The insurance market is braced for the vessel to be declared a constructive total loss as a result of extensive damage that may well render repair economically unviable.

The hull of the 26,900-gt Norman Atlantic(built 2009) is insured for EUR 40m with a EUR 15m increased value policy on top making the total loss payout facing insurers some $67m.

Genoa based marine insurer Societa Italiana Assicurazioni e Riassicurazioni (SIAT) leads the cover on the ferry, writing 43% of the hull policy and 77.5% of the increased value cover.

Italian insurance giant Generali is in for 30.25% of the hull cover and Ariscom for 4.25%.

Outside Italy London based Atrium underwriting and its Lloyd’s of London syndicate 609 is in for 7.5% of hull and IV covers with Swiss Re and the Mapfre insurance group of Spain also in for 7.5% on both policies.

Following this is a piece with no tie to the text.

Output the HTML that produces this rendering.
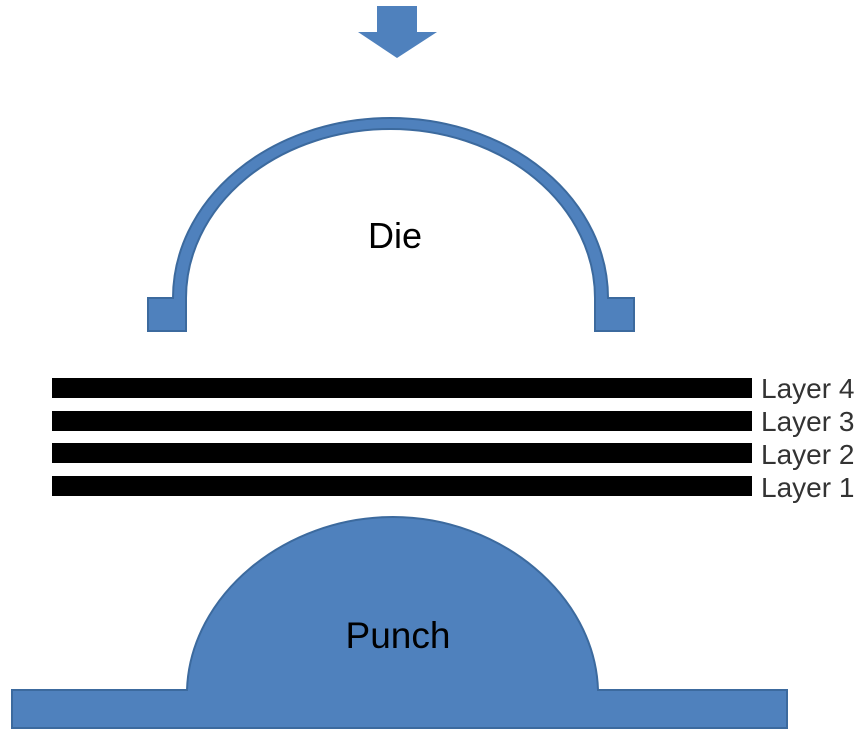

The protection and indemnity cover of the Norman Atlantic is with the Norway based Gard club who are in for a substantial claim as they cover both passenger and crew liabilities.

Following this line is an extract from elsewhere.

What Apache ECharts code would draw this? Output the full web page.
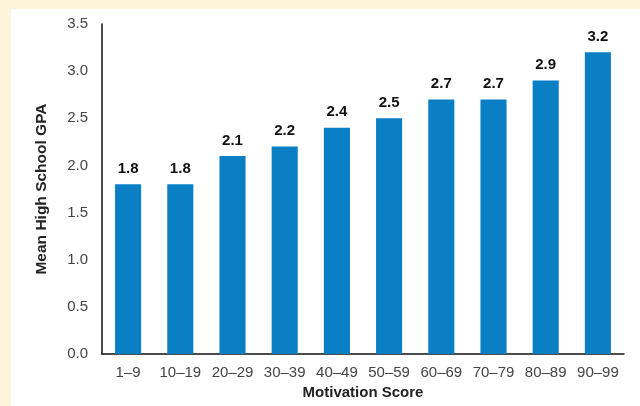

The ferry is entered with Gard by Italian owner Visemar di Navigazione, but Anek Lines has cover as a charterer for the Norman Atlantic with the West of England Club. Anek insures its owned fleet for P&I risks with the UK Club.

It is too early for the fate of the vessel to be decided but the view in the insurance market is that although the Norman Atlantic is only five years old it will be a CTL.

So far no salvage contract has been agreed but Smit is understood to be talking to the owner.

The casualty also raises key questions about the safety of even modern ferries.

Only a relatively modest number of survivors were able to take to the lifeboats despite the vessel being on an even keel and not listing.

There will also be questions to be asked about fire protection standards as vehicle fires on ro-ro vessels are not uncommon.